Una fila di abeti svettava, velando la roccia soprastante, donando una fresca e gradevole ombra al prato del suo piccolo pezzo di campagna sopra il bevaio di Sperlinga. “Mi hanno criticato, quando ho piantato questi alberi. Secondo loro, avrei invece dovuto piantare degli alberi che danno frutto. Ma ognuno di questi rappresenta per me una persona: questi, vedi, sono le mie figlie. Guarda come crescono alti”. Gino mi spiegava così, la primavera scorsa, il motivo di una scelta tanto incomprensibile per i contadini del paese, abituati dalla necessità ad avere un rapporto utilitaristico con la terra. Ma lui era guidato da altre logiche, da altre ragioni: quelle dell’amore.
L’avevo conosciuto quando ormai era arrivato a ottant’anni, conservando nonostante questo uno spirito tenace, battagliero e ottimistico, come la roccia, l’aria e il sole che compongono il paese in cui è sempre vissuto. Era davanti la porta di casa e innaffiava il suo giardino: una scarpatella di pietra che aveva ricoperto di vasi e di piante, come un piccolo giardino pensile.
Mi invitò ad entrare a casa sua, a percorrere la scala di collegamento dei vari piani. Mi colpirono alcune foto, che mi riportarono indietro di decenni, alla mia infanzia. Erano gli anni Ottanta, anni di manifestazioni, in Sicilia, contro i missili nucleari della base di Comiso. “Questo sono io”, mi dice indicando la figura di un giovane prete che regge un cartello contro la guerra, attorniato da tanti ragazzi. Esile e piccolo di statura, ma con uno sguardo talmente fermo, dietro gli occhiali, e un sorriso così sicuro e fiducioso da convincere chiunque che la marcia avrebbe avuto successo.
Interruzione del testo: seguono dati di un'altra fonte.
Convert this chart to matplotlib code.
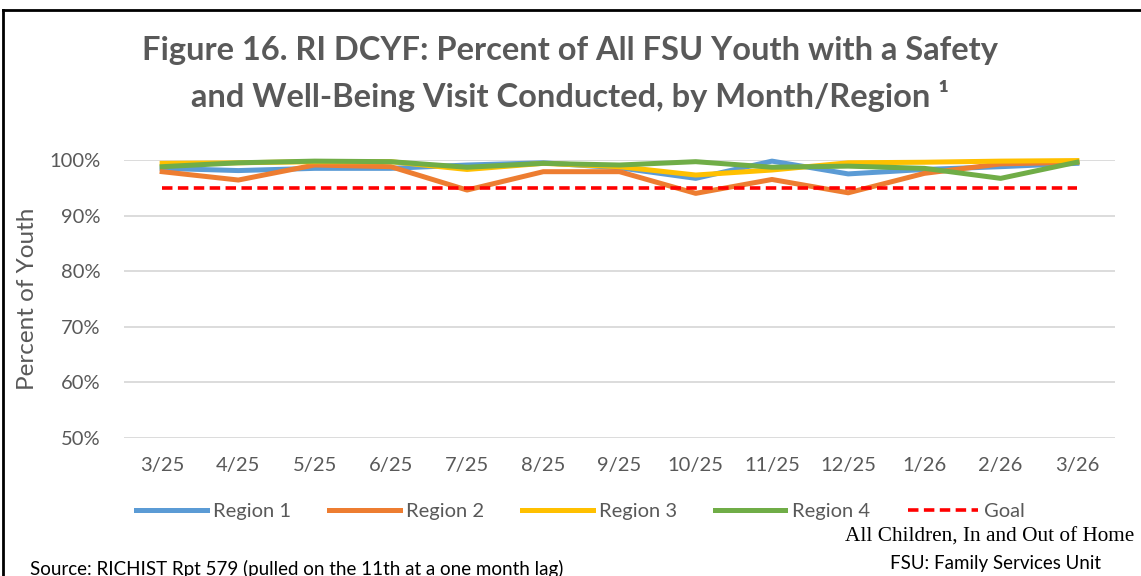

“Sì, sono stato prete. Ma poi mi sono tolto la tonaca”, mi confessa a voce più bassa, con un certo pudore. “Hai fatto bene”, gli dico, guardando una foto in cui è colto mentre avanza di fretta, e la tonaca è troppo stretta per contenere l’ampiezza e la forza del suo passo. La tonaca è fatta per spiriti più compassati, più diplomatici. Per spiriti che camminano meno, o non camminano affatto. Per spiriti che non sanno con quale facilità e potenza l’amore riesca a distruggere abitudini, convenzioni, certezze.
Saliamo le scale. Altre fotografie: quelle scattate per le campagne di Sperlinga assieme ai ragazzi del paese, durante una delle tante iniziative in cui li coinvolgeva. Tante foto. “Ero sempre assieme a loro. Sempre insieme ai ragazzi”.
In cima alla scala, ai piedi di due foto molto antiche, alcuni attrezzi da lavoro, ormai arrugginiti: una zappa, una falce, e molti altri utensili piccoli e umili. “Sono i miei genitori. Con il loro lavoro mi hanno permesso di essere quello che sono oggi. Gli devo tutto. Nel mio cuore c’è sempre un altare per loro”.
Ecco lì concluso il cerchio della sua vita. Il suo bisogno di tornare, a ottant’anni, alle origini, al punto in cui tutto è cominciato.
Giunta alla fine della vita, si legge nelle Upanishad, l’anima di raccoglie su se stessa, come fa il bruco, prima di salire su una nuova foglia.
Da una carta attaccata al muro vengo a sapere che la sua anima è salita più su, su un ramo più alto, su una foglia nuova e fresca.
Pianterò un albero per lui, nel mio giardino.